Ahmed Dahab was born in Sudan on the 13th January 1978. In 1983, when he was just a small child, Dahab moved to Kuwait, where his father was employed at the headquarters of an investment company.
Dahab spent his entire childhood in Kuwait. The family did not return to Sudan, even during the holidays. Ahmed Dahab was a successful A+ student and majored in science. However, he was not offered a place at a Kuwaiti university as he was a non-national.
Ahmed Dahab decided to channel all of his efforts into business, since there were few other suitable options for him at the time. By the age of 19, Dahab had set up his first enterprise: buying hardware, building computers and selling them.
In 2003, Dahab joined the Arab Open University, a University of London-affiliated learning institution.
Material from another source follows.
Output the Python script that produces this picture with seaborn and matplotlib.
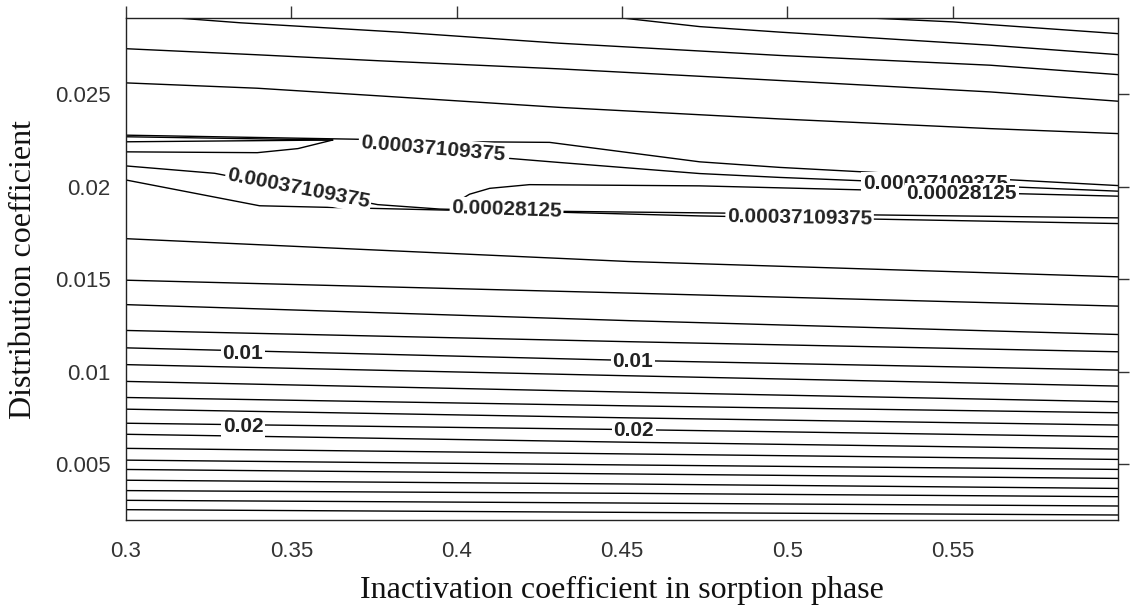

Studying in his spare time as well as running his own business, Dahab took a degree in Economics.
His computer business floundered in 2004, when profit margins fell sharply due to high competition and supply.
Combining his studies with almost a decade of work experience, Ahmed Dahab started a new business in the training and education industry, founding a consultancy company providing training courses in business studies. Achieving greater success in this field, Dahab established a strong reputation as a market leader, gaining the trust and respect of trainees, students and clients.
Two of Dahab’s trainees approached him with a proposal, offering him a partnership in a business. They had the funding, but Dahab had the ideas and business know-how. The trainees suggested that by combining the two, they could create and share a profitable business.
This business model worked. In fact, it became very successful. Word of mouth soon spread. More investors came, asking Dahab to establish new businesses for them in exchange for a share in the profits. In one year, he set up a nursery, two beauty salons, four restaurants, and seven laundries.
By 2014, Dahab had built sufficient wealth to start investing in property. Under Kuwaiti law, non-nationals cannot own properties in their own name in the country, so he invested in properties in Dubai. Later, Turkey’s booming property market also provided Dahab with solid returns on investments.
Ahmed Dahab’s latest venture is Washare, an UK-based app that enables members of the public to outsource their laundry. Prospective washers can earn more than £1,000 a month. The app had almost 20,000 signups in its first week.